Start of Records for the task
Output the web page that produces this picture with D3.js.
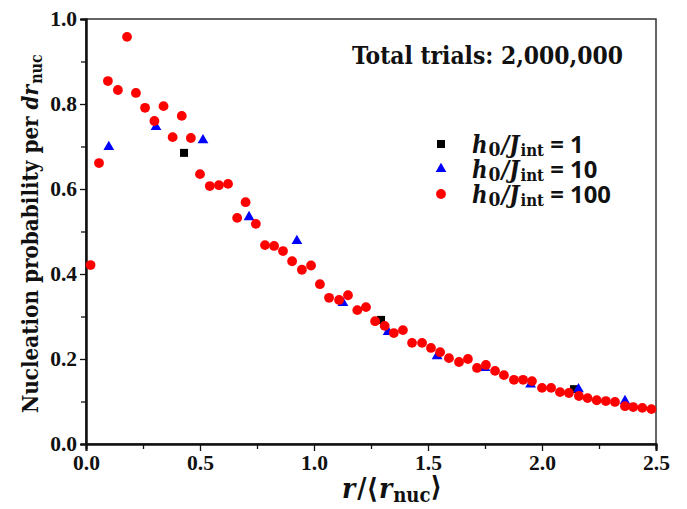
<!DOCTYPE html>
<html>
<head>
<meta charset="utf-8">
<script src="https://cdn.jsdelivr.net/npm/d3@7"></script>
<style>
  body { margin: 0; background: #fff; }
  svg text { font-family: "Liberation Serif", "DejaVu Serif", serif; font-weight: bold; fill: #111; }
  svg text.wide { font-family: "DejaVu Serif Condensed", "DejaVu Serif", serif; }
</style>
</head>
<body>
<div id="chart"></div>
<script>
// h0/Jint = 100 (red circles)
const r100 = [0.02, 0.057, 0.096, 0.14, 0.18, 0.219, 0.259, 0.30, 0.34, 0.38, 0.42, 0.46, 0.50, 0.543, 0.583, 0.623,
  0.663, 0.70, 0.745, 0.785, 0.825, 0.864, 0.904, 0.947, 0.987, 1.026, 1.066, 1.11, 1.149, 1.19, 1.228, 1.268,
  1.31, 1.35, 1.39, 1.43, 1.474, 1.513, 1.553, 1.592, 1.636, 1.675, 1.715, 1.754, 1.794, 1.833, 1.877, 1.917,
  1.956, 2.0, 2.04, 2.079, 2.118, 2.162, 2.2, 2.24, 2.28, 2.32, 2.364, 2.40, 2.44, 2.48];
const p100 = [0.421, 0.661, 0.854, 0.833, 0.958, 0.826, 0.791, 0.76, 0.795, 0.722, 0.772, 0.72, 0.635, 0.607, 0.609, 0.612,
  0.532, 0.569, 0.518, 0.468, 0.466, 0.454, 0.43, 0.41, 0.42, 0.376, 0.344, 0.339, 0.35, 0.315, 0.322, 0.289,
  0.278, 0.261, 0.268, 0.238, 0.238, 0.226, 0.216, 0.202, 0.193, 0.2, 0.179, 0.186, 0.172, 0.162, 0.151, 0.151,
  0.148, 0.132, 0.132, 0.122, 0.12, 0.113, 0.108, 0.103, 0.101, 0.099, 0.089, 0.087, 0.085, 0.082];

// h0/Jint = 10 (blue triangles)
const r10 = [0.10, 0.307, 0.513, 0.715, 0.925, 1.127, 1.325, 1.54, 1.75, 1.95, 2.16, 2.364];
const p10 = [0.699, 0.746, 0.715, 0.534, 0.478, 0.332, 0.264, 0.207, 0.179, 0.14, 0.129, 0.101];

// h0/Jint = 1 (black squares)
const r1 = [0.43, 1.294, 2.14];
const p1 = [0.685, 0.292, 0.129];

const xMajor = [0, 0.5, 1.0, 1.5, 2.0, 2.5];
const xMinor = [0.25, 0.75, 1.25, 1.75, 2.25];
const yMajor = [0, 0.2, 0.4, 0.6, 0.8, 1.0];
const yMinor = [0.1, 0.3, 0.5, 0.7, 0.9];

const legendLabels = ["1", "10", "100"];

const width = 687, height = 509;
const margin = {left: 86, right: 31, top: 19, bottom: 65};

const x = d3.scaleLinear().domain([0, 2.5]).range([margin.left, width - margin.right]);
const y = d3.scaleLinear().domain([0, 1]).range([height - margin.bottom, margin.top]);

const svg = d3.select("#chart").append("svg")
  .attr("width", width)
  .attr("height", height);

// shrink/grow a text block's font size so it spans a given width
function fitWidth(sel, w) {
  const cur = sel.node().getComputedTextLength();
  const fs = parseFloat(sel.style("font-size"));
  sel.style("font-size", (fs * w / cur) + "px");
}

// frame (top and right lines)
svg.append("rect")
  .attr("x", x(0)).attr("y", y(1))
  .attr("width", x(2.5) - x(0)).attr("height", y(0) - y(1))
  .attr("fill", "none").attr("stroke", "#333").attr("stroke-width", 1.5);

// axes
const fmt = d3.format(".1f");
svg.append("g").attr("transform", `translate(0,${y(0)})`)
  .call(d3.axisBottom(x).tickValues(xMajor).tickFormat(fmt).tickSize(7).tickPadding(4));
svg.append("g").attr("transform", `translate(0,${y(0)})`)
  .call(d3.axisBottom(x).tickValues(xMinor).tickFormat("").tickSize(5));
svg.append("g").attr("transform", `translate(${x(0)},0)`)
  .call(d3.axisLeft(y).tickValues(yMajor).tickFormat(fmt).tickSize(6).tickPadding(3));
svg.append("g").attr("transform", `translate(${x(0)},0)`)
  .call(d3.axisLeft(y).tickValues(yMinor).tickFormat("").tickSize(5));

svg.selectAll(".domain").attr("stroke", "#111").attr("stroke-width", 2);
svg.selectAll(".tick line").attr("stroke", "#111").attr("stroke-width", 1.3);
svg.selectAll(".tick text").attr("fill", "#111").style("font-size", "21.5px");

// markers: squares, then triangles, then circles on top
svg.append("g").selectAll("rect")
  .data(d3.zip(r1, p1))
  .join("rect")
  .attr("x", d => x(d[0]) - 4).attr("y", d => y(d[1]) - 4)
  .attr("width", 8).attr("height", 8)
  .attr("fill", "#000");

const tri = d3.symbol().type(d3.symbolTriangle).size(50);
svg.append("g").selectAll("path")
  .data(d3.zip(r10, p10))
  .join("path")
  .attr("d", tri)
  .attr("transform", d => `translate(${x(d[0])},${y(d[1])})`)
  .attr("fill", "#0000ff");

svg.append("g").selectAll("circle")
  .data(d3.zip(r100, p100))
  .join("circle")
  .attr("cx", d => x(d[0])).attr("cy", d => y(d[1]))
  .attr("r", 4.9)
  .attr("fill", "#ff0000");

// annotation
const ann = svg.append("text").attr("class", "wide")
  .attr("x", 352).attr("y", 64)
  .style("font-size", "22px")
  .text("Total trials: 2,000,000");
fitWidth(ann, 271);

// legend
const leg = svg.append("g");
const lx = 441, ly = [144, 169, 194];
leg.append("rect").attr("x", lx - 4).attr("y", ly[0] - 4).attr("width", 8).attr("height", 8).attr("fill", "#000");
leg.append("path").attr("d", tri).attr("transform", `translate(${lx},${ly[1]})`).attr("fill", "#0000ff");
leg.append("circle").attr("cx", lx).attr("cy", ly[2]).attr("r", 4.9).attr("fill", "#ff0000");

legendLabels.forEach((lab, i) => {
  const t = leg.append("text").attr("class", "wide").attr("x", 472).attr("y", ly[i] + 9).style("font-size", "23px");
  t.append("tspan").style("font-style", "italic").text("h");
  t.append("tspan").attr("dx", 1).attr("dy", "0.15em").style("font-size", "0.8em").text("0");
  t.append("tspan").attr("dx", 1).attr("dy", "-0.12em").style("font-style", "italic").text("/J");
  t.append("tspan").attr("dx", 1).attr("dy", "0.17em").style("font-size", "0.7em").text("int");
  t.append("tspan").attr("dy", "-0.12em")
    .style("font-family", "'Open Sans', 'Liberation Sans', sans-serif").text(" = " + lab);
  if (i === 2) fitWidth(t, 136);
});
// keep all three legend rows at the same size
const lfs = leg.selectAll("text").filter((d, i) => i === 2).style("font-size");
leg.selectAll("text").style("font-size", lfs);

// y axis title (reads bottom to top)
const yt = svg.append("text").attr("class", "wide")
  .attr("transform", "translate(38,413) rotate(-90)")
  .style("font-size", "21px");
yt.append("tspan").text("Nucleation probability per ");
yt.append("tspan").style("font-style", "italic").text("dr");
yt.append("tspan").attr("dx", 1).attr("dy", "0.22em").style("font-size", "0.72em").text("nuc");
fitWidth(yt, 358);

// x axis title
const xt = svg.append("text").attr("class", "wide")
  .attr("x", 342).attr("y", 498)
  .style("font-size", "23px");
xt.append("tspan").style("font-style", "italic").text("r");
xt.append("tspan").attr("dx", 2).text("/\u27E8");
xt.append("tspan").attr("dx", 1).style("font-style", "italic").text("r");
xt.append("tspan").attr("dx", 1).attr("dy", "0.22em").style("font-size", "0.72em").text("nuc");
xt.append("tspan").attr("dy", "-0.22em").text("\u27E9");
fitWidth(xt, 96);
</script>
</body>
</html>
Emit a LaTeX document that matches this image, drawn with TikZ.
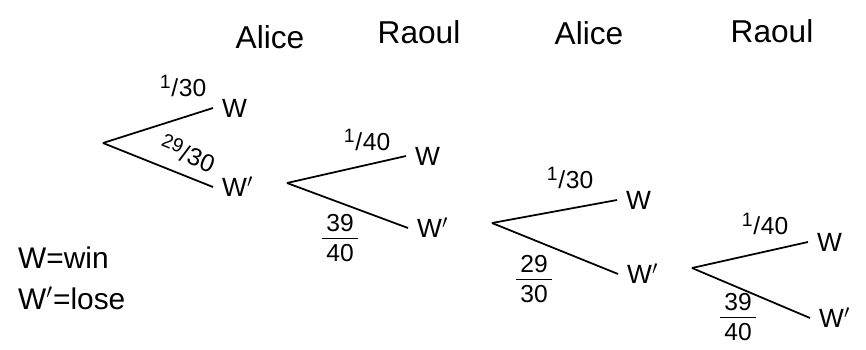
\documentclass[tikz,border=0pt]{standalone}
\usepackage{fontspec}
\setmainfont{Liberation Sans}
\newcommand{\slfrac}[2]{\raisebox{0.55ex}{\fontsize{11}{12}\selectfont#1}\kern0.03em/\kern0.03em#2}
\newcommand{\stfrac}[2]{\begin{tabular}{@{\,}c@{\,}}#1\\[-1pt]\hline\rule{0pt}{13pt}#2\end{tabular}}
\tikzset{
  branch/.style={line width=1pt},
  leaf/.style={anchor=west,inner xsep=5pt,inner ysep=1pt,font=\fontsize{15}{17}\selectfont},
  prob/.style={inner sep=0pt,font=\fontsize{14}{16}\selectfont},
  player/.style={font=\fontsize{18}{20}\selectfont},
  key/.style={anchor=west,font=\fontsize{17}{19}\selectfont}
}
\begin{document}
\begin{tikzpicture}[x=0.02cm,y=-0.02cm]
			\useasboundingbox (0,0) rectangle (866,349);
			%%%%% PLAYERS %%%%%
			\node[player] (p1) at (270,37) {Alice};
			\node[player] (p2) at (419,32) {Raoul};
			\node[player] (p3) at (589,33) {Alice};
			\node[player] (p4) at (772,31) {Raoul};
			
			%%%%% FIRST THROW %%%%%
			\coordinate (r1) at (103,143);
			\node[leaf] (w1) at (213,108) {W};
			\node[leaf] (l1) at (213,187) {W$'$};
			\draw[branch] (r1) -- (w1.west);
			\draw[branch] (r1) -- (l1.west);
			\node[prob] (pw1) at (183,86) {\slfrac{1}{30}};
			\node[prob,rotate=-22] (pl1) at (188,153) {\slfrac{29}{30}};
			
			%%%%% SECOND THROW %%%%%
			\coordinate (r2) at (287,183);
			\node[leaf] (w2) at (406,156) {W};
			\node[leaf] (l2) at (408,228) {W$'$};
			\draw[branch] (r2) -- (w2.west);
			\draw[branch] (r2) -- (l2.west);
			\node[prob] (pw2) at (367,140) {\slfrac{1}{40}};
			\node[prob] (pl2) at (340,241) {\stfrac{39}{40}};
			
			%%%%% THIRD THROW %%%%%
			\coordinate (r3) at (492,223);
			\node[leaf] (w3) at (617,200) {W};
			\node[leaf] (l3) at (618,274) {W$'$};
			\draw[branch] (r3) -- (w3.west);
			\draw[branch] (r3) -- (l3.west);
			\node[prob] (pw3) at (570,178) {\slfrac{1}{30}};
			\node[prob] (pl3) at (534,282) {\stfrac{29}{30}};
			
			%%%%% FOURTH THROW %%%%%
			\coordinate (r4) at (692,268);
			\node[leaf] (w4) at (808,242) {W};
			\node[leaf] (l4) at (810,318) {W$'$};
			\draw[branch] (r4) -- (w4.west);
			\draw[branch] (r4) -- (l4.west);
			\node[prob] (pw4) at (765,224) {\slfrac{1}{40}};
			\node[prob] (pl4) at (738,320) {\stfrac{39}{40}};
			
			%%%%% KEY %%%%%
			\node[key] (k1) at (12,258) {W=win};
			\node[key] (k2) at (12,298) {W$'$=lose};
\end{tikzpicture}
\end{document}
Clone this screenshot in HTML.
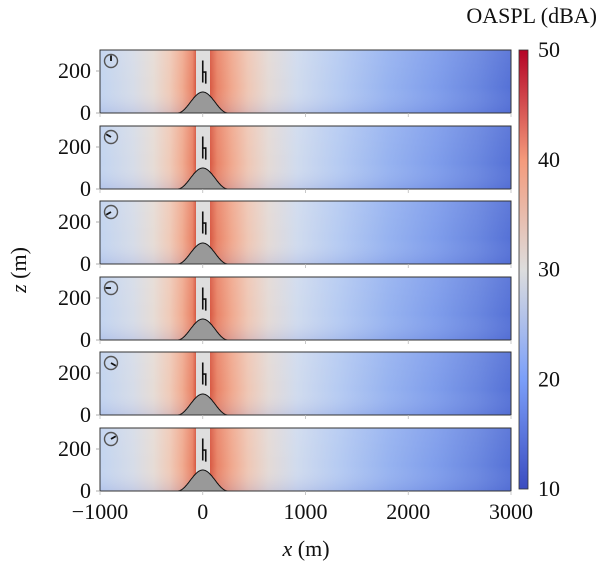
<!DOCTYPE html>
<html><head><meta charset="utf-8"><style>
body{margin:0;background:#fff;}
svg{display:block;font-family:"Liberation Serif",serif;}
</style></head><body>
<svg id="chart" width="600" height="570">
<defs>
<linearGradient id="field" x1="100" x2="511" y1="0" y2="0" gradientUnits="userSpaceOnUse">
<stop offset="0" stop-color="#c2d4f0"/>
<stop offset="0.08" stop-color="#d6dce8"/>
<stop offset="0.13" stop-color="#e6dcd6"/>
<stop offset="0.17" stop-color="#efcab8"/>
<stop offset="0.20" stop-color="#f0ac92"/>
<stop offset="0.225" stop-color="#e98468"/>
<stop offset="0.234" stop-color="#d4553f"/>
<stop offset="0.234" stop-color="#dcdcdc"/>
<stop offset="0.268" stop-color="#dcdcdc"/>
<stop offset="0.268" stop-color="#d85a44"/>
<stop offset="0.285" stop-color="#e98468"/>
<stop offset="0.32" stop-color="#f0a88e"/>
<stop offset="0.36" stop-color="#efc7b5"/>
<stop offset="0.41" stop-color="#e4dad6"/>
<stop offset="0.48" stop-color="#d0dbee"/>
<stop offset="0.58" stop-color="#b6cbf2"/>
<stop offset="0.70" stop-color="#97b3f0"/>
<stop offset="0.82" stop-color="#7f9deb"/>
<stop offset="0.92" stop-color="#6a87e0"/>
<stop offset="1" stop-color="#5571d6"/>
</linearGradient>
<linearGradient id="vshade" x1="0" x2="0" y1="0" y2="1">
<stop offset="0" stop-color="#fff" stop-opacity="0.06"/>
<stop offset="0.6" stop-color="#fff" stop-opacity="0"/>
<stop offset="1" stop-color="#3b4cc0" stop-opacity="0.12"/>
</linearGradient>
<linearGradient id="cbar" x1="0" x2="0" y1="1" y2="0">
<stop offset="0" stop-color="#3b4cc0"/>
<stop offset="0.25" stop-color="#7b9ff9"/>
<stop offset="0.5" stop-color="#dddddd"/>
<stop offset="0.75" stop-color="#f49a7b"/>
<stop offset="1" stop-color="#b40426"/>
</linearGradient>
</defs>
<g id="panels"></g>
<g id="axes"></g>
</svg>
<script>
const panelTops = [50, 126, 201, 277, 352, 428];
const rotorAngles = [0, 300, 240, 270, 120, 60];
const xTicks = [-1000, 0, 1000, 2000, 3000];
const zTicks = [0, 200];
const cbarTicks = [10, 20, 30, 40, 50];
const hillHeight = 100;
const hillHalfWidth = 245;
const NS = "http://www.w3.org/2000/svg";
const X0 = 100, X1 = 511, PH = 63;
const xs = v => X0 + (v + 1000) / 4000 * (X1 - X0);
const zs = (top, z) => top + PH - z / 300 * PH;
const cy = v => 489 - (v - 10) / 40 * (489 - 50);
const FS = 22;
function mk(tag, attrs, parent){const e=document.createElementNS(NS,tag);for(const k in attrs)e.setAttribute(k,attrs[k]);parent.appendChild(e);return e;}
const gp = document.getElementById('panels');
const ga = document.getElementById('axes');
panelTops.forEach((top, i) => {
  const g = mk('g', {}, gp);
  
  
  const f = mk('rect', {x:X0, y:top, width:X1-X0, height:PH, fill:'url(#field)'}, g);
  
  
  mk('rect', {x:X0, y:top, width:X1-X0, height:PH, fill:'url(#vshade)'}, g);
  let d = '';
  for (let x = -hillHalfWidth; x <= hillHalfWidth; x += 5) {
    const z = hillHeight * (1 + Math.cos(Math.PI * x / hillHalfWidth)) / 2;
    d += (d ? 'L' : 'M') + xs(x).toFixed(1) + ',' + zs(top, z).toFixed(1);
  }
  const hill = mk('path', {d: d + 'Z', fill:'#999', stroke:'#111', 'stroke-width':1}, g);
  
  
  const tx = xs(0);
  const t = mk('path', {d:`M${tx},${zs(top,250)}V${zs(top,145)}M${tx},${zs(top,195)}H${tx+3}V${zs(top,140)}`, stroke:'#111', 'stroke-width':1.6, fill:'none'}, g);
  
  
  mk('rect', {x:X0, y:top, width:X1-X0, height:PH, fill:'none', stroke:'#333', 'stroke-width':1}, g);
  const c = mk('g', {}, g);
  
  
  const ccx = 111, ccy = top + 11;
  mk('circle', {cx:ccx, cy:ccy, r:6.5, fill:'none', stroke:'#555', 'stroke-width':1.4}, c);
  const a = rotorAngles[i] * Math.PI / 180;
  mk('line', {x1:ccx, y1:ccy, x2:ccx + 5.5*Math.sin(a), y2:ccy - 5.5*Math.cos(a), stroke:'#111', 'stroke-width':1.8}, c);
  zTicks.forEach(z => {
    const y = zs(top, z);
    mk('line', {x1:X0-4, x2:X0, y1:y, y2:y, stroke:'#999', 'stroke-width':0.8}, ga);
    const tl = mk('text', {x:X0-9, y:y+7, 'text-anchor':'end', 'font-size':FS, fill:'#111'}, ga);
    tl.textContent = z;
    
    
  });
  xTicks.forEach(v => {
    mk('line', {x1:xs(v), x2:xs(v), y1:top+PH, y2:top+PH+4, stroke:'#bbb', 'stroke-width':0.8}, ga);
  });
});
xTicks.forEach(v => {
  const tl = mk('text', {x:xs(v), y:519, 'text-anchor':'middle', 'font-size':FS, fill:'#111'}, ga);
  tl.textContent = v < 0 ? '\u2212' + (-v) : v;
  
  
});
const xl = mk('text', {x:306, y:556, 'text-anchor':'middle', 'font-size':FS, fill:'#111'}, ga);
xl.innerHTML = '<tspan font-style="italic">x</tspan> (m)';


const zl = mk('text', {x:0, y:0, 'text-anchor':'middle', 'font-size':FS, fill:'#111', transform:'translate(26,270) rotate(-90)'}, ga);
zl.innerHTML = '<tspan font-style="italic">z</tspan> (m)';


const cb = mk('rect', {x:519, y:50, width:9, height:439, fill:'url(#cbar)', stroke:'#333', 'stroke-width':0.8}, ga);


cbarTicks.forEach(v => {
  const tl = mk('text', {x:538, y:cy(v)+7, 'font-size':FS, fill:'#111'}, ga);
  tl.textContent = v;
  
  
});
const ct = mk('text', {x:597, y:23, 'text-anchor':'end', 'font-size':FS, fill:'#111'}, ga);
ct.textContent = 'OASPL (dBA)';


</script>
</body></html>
End of Records for the task
Instructions for the task —
Write down exactly what the lines above say, from the line holding "Emit a LaTeX" through the line holding "(pl2) at (340,241)", and nothing more. Do not copy the pictures.

Solution to this exercise —
Emit a LaTeX document that matches this image, drawn with TikZ.
\documentclass[tikz,border=0pt]{standalone}
\usepackage{fontspec}
\setmainfont{Liberation Sans}
\newcommand{\slfrac}[2]{\raisebox{0.55ex}{\fontsize{11}{12}\selectfont#1}\kern0.03em/\kern0.03em#2}
\newcommand{\stfrac}[2]{\begin{tabular}{@{\,}c@{\,}}#1\\[-1pt]\hline\rule{0pt}{13pt}#2\end{tabular}}
\tikzset{
  branch/.style={line width=1pt},
  leaf/.style={anchor=west,inner xsep=5pt,inner ysep=1pt,font=\fontsize{15}{17}\selectfont},
  prob/.style={inner sep=0pt,font=\fontsize{14}{16}\selectfont},
  player/.style={font=\fontsize{18}{20}\selectfont},
  key/.style={anchor=west,font=\fontsize{17}{19}\selectfont}
}
\begin{document}
\begin{tikzpicture}[x=0.02cm,y=-0.02cm]
			\useasboundingbox (0,0) rectangle (866,349);
			%%%%% PLAYERS %%%%%
			\node[player] (p1) at (270,37) {Alice};
			\node[player] (p2) at (419,32) {Raoul};
			\node[player] (p3) at (589,33) {Alice};
			\node[player] (p4) at (772,31) {Raoul};
			
			%%%%% FIRST THROW %%%%%
			\coordinate (r1) at (103,143);
			\node[leaf] (w1) at (213,108) {W};
			\node[leaf] (l1) at (213,187) {W$'$};
			\draw[branch] (r1) -- (w1.west);
			\draw[branch] (r1) -- (l1.west);
			\node[prob] (pw1) at (183,86) {\slfrac{1}{30}};
			\node[prob,rotate=-22] (pl1) at (188,153) {\slfrac{29}{30}};
			
			%%%%% SECOND THROW %%%%%
			\coordinate (r2) at (287,183);
			\node[leaf] (w2) at (406,156) {W};
			\node[leaf] (l2) at (408,228) {W$'$};
			\draw[branch] (r2) -- (w2.west);
			\draw[branch] (r2) -- (l2.west);
			\node[prob] (pw2) at (367,140) {\slfrac{1}{40}};
			\node[prob] (pl2) at (340,241) {\stfrac{39}{40}};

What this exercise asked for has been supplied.